Melcer Newman, PLLC, New York, N.Y. (Jeffrey B. Melcer of counsel), for appellants.
Zachary W. Carter, Corporation Counsel, New York, N.Y. (Pamela Seider Dolgow, Jerald Horowitz, and Fay Ng of counsel), for respondent.
DECISION & ORDER
In an action, inter alia, to recover damages for the wrongful demolition of a building, the plaintiffs appeal, as limited by their brief, from so much of an order of the Supreme Court, Richmond County (Aliotta, J.), dated March 19, 2013, as granted that branch of the motion of the defendant City of New York which was for summary judgment dismissing the complaint insofar as asserted against it.
ORDERED that the order is affirmed insofar as appealed from, with costs.

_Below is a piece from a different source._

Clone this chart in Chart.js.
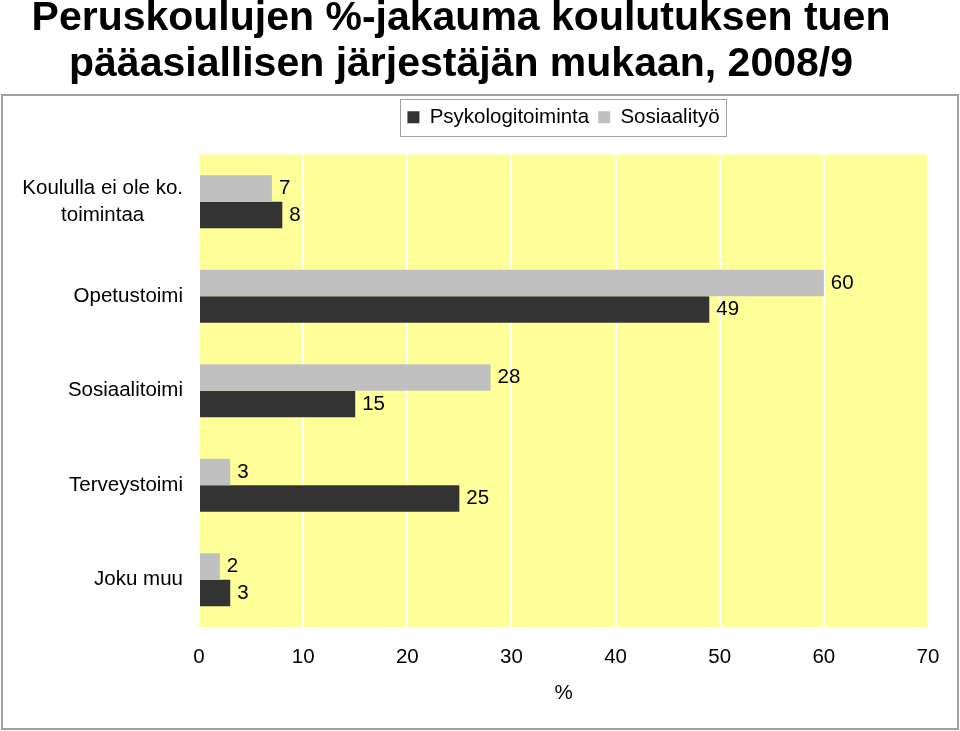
<!DOCTYPE html>
<html lang="fi">
<head>
<meta charset="utf-8">
<title>Peruskoulujen %-jakauma</title>
<script src="https://cdn.jsdelivr.net/npm/chart.js@4.4.1/dist/chart.umd.min.js"></script>
<style>
  html, body { margin: 0; padding: 0; background: #fff; }
  #wrap { position: relative; width: 960px; height: 731px; overflow: hidden; }
  #chart { position: absolute; left: 0; top: 0; }
  #title {
    position: absolute; left: 0; top: -7px; width: 922px;
    text-align: center; white-space: nowrap; color: #000;
    font: bold 41px 'Liberation Sans', Arial, sans-serif; line-height: 46px;
  }
</style>
</head>
<body>
<div id="wrap">
  <canvas id="chart" width="960" height="731"></canvas>
  <div id="title">Peruskoulujen %-jakauma koulutuksen tuen<br>pääasiallisen järjestäjän mukaan, 2008/9</div>
</div>
<script>
(function () {
    'use strict';

    /* --- Data --- */
    var categories = [
        ['Koululla ei ole ko.', 'toimintaa'],
        'Opetustoimi',
        'Sosiaalitoimi',
        'Terveystoimi',
        'Joku muu'
    ];
    var psykologitoiminta = [8, 49, 15, 25, 3];
    var sosiaalityo       = [7, 60, 28, 3, 2];
    var xTicks = [0, 10, 20, 30, 40, 50, 60, 70];

    /* --- Look --- */
    var FONT = "'Liberation Sans', Arial, sans-serif";
    var FS = 20.5;
    var dark   = '#333333';
    var grey   = '#c0c0c0';
    var yellow = '#ffff99';
    var frame  = '#a0a0a0';
    var LEGEND_TOP = 98;

    Chart.defaults.font.family = FONT;
    Chart.defaults.font.size = FS;
    Chart.defaults.color = '#000';

    /* frame, plot background, legend box, category + value labels */
    var decor = {
        id: 'decor',
        afterLayout: function (chart) {
            var lg = chart.legend, a = chart.chartArea;
            var h = lg.height;
            lg.left = a.left;
            lg.right = a.right;
            lg.width = a.right - a.left;
            lg.top = LEGEND_TOP;
            lg.bottom = LEGEND_TOP + h;
        },
        beforeDraw: function (chart) {
            var ctx = chart.ctx, a = chart.chartArea;
            ctx.save();
            ctx.strokeStyle = frame;
            ctx.lineWidth = 2;
            ctx.strokeRect(2, 95, 956, 634);
            ctx.fillStyle = yellow;
            ctx.fillRect(a.left, a.top, a.right - a.left, a.bottom - a.top);
            ctx.restore();
        },
        afterDatasetsDraw: function (chart) {
            var ctx = chart.ctx;
            ctx.save();
            ctx.font = FS + 'px ' + FONT;
            ctx.fillStyle = '#000';
            ctx.textBaseline = 'middle';
            ctx.textAlign = 'left';
            chart.data.datasets.forEach(function (ds, di) {
                chart.getDatasetMeta(di).data.forEach(function (bar, i) {
                    ctx.fillText(String(ds.data[i]), bar.x + 7, bar.y);
                });
            });

            // category labels: block right-aligned, lines centred inside it
            var y = chart.scales.y;
            var right = chart.chartArea.left - 16;
            var lineH = 27;
            ctx.textAlign = 'center';
            categories.forEach(function (c, i) {
                var lines = Array.isArray(c) ? c : [c];
                var w = 0;
                lines.forEach(function (l) { w = Math.max(w, ctx.measureText(l).width); });
                var cy = y.getPixelForValue(i);
                var y0 = cy - (lines.length - 1) * lineH / 2;
                lines.forEach(function (l, k) {
                    ctx.fillText(l, right - w / 2, y0 + k * lineH);
                });
            });

            // legend frame
            var hb = chart.legend.legendHitBoxes;
            if (hb && hb.length) {
                var l = Infinity, r = -Infinity;
                hb.forEach(function (b) {
                    l = Math.min(l, b.left);
                    r = Math.max(r, b.left + b.width);
                });
                var cyL = hb[0].top + hb[0].height / 2;
                ctx.strokeStyle = frame;
                ctx.lineWidth = 1;
                ctx.strokeRect(Math.round(l - 7) + 0.5, Math.round(cyL - 18.5) + 0.5, Math.round(r - l + 14), 37);
            }
            ctx.restore();
        }
    };

    new Chart(document.getElementById('chart'), {
        type: 'bar',
        data: {
            labels: categories,
            datasets: [
                {
                    label: 'Sosiaalityö',
                    data: sosiaalityo,
                    backgroundColor: grey,
                    borderWidth: 0,
                    categoryPercentage: 0.56,
                    barPercentage: 1.0
                },
                {
                    label: 'Psykologitoiminta',
                    data: psykologitoiminta,
                    backgroundColor: dark,
                    borderWidth: 0,
                    categoryPercentage: 0.56,
                    barPercentage: 1.0
                }
            ]
        },
        options: {
            indexAxis: 'y',
            responsive: false,
            animation: false,
            devicePixelRatio: 1,
            layout: { padding: { top: 115, right: 32, bottom: 0, left: 0 } },
            plugins: {
                legend: {
                    position: 'top',
                    reverse: true,
                    labels: {
                        boxWidth: 12,
                        boxHeight: 12,
                        padding: 9,
                        color: '#000',
                        font: { size: FS }
                    }
                },
                tooltip: { enabled: false }
            },
            scales: {
                x: {
                    min: xTicks[0],
                    max: xTicks[xTicks.length - 1],
                    afterBuildTicks: function (s) {
                        s.ticks = xTicks.map(function (v) { return { value: v }; });
                    },
                    afterFit: function (s) { s.height = 104; },
                    grid: { color: '#fff', lineWidth: 2, drawTicks: false },
                    border: { display: false },
                    ticks: { padding: 18, color: '#000', font: { size: FS }, maxRotation: 0 },
                    title: {
                        display: true,
                        text: '%',
                        color: '#000',
                        font: { size: FS },
                        padding: { top: 4, bottom: 25 }
                    }
                },
                y: {
                    afterFit: function (s) { s.width = 199; },
                    grid: { display: false },
                    border: { display: false },
                    ticks: { display: false }
                }
            }
        },
        plugins: [decor]
    });
})();
</script>
</body>
</html>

"In the exercise of its police powers [a] municipality may demolish a building without providing notice and an opportunity to be heard if there are exigent circumstances which require immediate demolition of the building to protect the public from imminent danger" (One Monroe, LLC v City of New York, 89 AD3d 812, 813 [internal quotation marks omitted]; see Home Doc Corp. v City of New York, 297 AD2d 277, 278). "[W]here there is competent evidence allowing the official to reasonably believe that an emergency does in fact exist, or that affording pre-deprivation process would be otherwise impractical, the discretionary invocation of an emergency procedure results in a constitutional violation only where such invocation is arbitrary or amounts to an abuse of discretion" (Catanzaro v Weiden, 188 F3d 56, 63 [2d Cir]). Here, the defendant City of New York made a prima facie showing that its decision to cause the demolition of the subject building was not arbitrary or an abuse of discretion (see WWBITV Inc. v Vil. of Rouses Point, 589 F3d 46, 51-52 [2d Cir]; Catanzaro v Weiden, 188 F3d at 63 [2d Cir]; One Monroe, LLC v City of New York, 89 AD3d at 813). In opposition, the plaintiffs failed to raise a triable issue of fact.
The plaintiffs' remaining contentions are without merit.
Accordingly, the Supreme Court properly granted that branch of the City's motion which was for summary judgment dismissing the complaint insofar as asserted against it.
SKELOS, J.P., LEVENTHAL, HINDS-RADIX and MALTESE, JJ., concur.